Shirley Briggs accompanied Carson on this adventure, which could only be described as a failure, though it would be transformed into a mythological feature of Carson’s biography. Carson and Briggs arrived in Miami at the same time as a stretch of bad weather. They went out several times, only to be turned back by rough seas and murky water. Carson thought the storm clouds made the many small barrier islands look “lonely and melancholy.” Between these unsuccessful excursions, Carson and Briggs amused themselves by wading in the surf and enjoying dinner at Howard Johnson’s.
Carson finally got to climb into the water in a protected area of Biscayne Bay that was about eight feet deep. She was surprised by the sudden lightness of the eighty-four-pound helmet once she went under the surface. Carson descended on a ladder that nearly touched the bottom and spent a few minutes gazing out of her rapidly fogging faceplate. This surely took a large measure of courage for the swimming-challenged Carson, who said her anxiety was increased by the disconcerting whooshing sounds of the pump as it sent air down the line and into her helmet
. A strong current was running and Carson had been warned not to stray from the boat. So she clung to the ladder, feet firmly planted in a bed of seaweed. She saw a few brightly colored fish and climbed back up.
Carson carefully recorded her impressions of being underwater in a small, blue Collegiate notebook. She also unself-consciously wrote to William Beebe—a man who’d walked over miles of ocean reef and ridden the bathysphere a half mile down into the abyss—with a full accounting of what she referred to as her “diving experiences.” She said that the difference between having dived and not having dived was “tremendous.” In fact, she said, the whole world now seemed different to her.
A couple of weeks later Carson was off again, this time with Marie Rodell to join another collecting cruise aboard the Albatross III. On July 27, 1949, the two women boarded the ship at Woods Hole, bound for a two-week fish-census trip to the Georges Bank. Carson later remarked that few women had been out on such a vessel and that probably fewer still had ever visited the Georges Bank fishing grounds.
It was a hot morning.
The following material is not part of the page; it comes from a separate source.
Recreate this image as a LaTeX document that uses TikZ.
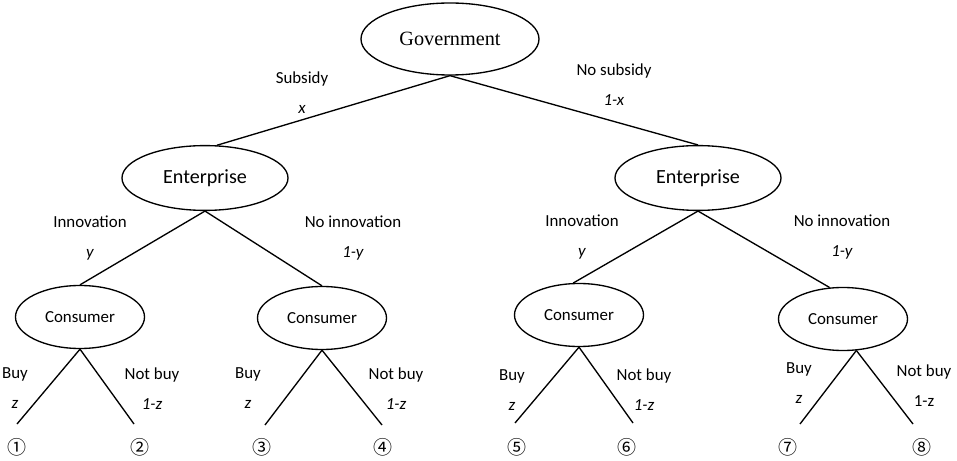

Rodell thought the Albatross III looked “small and uninviting” as it lay alongside the wharf. The crew warned them—in Carson’s case unnecessarily, as this was her second time aboard—that the narrow ship was notorious for its heavy roll in any kind of sea. Rodell said the ship’s sideways heaving through the waves was hard to describe, but it seemed they corkscrewed along in a “figure eight,” with a pause midway around. On the second day the weather turned cold and windy. Rodell and Carson sat in the wheelhouse and watched the sonar tracing the ocean bottom. Carson found this thrilling, especially when the Albatross III, after traveling for hours above areas of level sea floor, at last passed over the sheer canyon walls that outline the Georges Bank, and the bottom fell away sharply into the abyss. The dredging hauls—a deafening clank and grind of winches and cables—were mostly disappointing, with only a few unremarkable fish coming up in the nets. The crew tagged some flounder and haddock. One day they saw a couple of sharks and a school of dolphins. They had several days of fog.